Dataset excerpt:
=-=-=
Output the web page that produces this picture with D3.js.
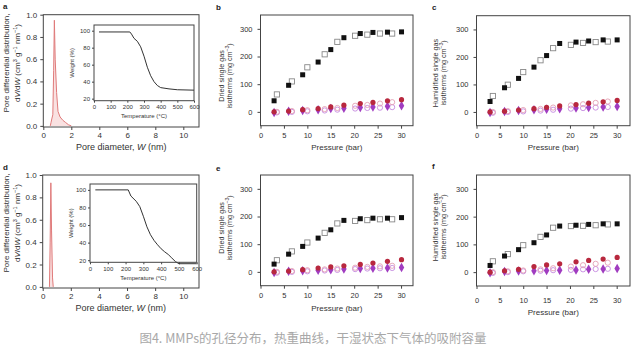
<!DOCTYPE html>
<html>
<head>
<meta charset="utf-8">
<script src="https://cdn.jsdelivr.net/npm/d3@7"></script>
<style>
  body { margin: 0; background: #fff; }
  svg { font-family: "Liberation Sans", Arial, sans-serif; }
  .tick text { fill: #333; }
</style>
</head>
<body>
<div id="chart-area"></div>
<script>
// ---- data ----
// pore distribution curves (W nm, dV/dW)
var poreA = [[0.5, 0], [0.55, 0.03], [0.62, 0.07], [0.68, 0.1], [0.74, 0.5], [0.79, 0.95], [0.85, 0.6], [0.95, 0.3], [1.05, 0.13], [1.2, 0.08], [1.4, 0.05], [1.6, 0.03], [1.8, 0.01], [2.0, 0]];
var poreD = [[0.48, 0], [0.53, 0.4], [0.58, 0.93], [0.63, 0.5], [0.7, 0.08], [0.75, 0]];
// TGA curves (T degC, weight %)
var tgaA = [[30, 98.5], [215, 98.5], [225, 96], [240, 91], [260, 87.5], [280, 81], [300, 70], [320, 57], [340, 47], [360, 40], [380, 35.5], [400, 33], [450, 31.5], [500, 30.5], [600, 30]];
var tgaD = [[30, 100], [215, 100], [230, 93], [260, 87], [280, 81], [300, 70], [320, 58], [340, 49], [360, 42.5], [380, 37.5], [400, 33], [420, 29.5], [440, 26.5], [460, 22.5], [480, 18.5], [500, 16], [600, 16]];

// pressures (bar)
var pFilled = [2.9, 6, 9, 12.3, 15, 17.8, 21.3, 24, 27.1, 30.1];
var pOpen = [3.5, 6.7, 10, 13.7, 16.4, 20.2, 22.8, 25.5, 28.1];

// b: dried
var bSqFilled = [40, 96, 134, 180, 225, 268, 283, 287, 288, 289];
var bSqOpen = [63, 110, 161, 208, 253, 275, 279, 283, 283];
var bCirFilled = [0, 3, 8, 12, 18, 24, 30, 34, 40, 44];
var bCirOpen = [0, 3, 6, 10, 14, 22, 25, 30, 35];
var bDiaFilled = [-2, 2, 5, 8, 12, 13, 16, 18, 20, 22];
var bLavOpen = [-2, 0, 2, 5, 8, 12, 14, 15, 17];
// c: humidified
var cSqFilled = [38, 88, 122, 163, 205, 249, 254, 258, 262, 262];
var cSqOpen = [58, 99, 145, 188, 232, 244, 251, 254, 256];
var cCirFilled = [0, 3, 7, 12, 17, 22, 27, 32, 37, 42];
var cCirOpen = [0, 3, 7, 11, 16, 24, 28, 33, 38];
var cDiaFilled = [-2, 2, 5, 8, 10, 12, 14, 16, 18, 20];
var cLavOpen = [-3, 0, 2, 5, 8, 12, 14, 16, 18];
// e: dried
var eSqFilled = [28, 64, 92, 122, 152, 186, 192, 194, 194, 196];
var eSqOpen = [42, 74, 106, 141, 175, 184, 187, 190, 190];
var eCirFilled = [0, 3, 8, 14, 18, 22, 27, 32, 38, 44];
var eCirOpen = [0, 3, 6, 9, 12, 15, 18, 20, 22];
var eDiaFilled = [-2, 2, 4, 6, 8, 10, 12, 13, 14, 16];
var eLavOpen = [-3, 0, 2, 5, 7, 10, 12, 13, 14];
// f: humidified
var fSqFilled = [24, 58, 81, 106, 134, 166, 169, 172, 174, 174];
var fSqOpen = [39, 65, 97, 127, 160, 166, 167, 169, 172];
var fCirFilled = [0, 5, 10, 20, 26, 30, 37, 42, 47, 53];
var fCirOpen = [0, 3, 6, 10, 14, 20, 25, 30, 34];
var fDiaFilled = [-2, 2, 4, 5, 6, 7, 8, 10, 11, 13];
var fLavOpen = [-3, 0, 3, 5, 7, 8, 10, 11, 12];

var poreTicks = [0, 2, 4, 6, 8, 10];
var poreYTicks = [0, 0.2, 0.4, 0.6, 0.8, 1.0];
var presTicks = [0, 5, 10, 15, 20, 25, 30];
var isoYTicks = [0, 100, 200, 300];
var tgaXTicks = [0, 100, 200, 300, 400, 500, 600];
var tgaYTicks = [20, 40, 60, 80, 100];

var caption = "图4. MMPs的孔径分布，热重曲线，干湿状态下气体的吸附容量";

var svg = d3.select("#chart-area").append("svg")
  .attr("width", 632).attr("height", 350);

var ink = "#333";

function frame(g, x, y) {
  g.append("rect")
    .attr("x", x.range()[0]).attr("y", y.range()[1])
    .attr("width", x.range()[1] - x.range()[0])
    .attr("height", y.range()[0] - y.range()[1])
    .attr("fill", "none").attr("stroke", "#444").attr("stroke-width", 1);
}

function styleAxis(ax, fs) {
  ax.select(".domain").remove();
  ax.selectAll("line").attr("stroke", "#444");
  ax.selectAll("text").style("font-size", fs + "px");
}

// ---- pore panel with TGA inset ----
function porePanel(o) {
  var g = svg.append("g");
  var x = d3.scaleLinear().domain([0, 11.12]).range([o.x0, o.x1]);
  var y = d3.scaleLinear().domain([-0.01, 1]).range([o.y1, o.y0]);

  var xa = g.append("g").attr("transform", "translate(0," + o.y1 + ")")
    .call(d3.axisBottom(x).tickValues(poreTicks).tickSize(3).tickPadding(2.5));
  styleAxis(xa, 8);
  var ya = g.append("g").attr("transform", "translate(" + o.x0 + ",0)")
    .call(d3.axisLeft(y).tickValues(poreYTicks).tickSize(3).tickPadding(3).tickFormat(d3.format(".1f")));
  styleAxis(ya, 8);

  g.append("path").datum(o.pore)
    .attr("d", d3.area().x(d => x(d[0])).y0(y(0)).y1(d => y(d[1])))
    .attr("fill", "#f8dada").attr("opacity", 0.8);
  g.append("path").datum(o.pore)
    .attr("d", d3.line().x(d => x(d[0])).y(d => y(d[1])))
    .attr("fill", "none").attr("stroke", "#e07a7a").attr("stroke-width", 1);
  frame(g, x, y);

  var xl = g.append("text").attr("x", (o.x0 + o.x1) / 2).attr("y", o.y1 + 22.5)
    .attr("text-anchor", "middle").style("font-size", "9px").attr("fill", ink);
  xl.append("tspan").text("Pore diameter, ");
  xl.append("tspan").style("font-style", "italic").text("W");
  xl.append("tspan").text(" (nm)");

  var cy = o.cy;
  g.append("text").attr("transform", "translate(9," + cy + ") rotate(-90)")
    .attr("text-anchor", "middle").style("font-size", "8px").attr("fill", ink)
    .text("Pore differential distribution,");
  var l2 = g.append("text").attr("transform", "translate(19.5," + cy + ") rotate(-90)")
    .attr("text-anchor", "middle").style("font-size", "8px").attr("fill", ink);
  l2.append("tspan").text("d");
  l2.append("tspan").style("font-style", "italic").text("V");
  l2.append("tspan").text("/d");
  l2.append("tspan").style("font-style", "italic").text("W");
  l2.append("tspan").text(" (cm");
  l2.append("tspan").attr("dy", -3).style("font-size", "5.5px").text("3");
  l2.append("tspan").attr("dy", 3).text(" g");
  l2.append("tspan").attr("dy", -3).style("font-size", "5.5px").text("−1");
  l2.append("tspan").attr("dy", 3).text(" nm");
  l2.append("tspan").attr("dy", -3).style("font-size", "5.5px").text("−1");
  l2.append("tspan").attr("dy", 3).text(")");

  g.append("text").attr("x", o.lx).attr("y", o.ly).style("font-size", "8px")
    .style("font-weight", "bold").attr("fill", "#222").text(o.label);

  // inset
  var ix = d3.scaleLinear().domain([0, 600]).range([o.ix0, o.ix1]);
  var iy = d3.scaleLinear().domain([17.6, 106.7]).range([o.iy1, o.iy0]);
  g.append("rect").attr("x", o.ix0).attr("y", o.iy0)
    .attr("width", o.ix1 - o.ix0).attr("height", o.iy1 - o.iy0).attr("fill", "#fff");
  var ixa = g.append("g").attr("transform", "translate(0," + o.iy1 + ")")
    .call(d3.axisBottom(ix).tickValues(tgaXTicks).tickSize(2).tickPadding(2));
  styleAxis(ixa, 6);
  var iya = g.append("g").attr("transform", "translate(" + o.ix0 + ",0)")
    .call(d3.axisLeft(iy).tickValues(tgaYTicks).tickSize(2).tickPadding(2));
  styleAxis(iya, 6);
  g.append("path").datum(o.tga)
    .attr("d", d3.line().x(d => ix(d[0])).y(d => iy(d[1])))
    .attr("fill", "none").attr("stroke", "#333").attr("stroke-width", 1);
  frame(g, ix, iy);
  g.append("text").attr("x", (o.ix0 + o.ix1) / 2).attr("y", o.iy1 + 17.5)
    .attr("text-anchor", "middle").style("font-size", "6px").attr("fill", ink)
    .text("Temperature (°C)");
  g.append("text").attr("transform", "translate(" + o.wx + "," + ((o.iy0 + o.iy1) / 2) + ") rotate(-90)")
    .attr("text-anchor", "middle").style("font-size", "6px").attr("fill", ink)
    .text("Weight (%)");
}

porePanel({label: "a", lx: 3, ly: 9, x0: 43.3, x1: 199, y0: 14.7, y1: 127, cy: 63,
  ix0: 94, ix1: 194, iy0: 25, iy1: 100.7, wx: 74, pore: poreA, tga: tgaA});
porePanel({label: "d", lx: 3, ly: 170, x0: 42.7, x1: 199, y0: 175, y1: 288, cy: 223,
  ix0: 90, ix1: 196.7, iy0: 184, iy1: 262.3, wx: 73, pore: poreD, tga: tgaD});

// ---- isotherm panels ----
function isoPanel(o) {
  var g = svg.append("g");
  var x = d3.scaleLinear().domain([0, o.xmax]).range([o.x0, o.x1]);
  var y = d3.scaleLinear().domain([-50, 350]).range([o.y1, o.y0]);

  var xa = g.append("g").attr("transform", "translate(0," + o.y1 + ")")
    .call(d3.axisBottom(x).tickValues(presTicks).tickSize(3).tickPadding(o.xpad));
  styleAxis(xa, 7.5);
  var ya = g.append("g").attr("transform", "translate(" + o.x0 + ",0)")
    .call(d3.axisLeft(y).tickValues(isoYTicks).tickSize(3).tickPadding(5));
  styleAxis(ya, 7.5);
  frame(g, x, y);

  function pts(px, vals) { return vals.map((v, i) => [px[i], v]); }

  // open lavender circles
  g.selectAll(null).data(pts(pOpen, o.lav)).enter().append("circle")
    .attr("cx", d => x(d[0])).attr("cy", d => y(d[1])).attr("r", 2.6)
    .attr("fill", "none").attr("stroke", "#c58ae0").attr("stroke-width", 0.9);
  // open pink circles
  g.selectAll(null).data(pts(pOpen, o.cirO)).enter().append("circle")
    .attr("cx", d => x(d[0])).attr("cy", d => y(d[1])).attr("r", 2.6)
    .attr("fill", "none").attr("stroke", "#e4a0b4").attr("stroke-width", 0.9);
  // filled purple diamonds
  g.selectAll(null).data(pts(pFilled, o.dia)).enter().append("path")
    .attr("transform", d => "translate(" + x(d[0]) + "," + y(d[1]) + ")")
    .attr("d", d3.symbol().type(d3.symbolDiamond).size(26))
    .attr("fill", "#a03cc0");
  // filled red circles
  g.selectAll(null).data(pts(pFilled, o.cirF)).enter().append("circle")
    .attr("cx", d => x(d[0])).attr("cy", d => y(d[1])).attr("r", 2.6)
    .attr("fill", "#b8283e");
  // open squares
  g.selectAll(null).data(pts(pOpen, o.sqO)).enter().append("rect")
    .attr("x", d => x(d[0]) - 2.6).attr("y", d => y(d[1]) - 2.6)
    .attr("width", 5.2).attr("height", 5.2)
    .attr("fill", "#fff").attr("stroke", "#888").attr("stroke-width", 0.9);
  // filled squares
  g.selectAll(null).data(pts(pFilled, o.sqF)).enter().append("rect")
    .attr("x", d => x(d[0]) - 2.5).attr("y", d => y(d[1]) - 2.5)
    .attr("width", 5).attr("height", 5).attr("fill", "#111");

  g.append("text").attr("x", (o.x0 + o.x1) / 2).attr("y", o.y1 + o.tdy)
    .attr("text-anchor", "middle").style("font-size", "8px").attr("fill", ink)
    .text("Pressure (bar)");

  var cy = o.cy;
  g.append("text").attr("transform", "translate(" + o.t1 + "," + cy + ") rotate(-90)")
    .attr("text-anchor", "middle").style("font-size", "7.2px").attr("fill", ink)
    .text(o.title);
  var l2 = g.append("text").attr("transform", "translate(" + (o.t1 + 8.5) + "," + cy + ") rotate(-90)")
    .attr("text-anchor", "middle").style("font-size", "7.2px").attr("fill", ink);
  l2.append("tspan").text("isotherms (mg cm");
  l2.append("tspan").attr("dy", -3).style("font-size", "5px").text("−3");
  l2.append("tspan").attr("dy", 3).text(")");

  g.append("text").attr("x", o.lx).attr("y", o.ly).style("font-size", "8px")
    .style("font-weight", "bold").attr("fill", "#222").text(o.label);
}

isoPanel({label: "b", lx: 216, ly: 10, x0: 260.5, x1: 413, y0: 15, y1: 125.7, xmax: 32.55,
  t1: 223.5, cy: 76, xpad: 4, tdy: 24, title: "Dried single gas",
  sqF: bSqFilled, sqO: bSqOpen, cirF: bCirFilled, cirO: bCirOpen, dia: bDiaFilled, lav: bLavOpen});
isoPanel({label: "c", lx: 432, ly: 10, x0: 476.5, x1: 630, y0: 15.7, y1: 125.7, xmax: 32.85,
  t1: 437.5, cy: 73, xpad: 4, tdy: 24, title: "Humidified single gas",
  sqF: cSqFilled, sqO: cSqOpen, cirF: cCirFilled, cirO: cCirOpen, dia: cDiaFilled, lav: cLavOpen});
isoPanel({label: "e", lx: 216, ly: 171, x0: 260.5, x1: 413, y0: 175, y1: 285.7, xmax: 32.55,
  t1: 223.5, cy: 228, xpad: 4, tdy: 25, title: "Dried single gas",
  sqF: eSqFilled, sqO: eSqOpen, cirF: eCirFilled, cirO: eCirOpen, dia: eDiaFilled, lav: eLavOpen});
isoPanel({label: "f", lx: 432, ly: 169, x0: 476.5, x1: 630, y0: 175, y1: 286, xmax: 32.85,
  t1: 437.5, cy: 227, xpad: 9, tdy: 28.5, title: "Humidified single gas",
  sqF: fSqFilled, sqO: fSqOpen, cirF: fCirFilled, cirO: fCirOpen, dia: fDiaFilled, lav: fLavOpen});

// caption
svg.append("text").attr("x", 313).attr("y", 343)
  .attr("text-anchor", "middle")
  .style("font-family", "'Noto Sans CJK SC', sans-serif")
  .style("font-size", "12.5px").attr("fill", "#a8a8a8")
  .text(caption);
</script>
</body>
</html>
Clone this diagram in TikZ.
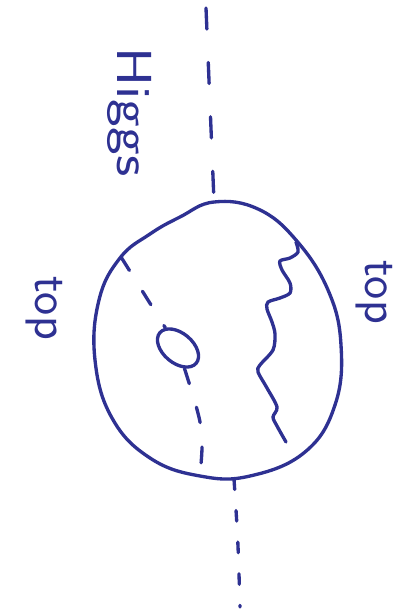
=-=-=
REQUEST:
Only the number is needed here: how many lines of the records contain "this"?

EXPECTED ANSWER:
2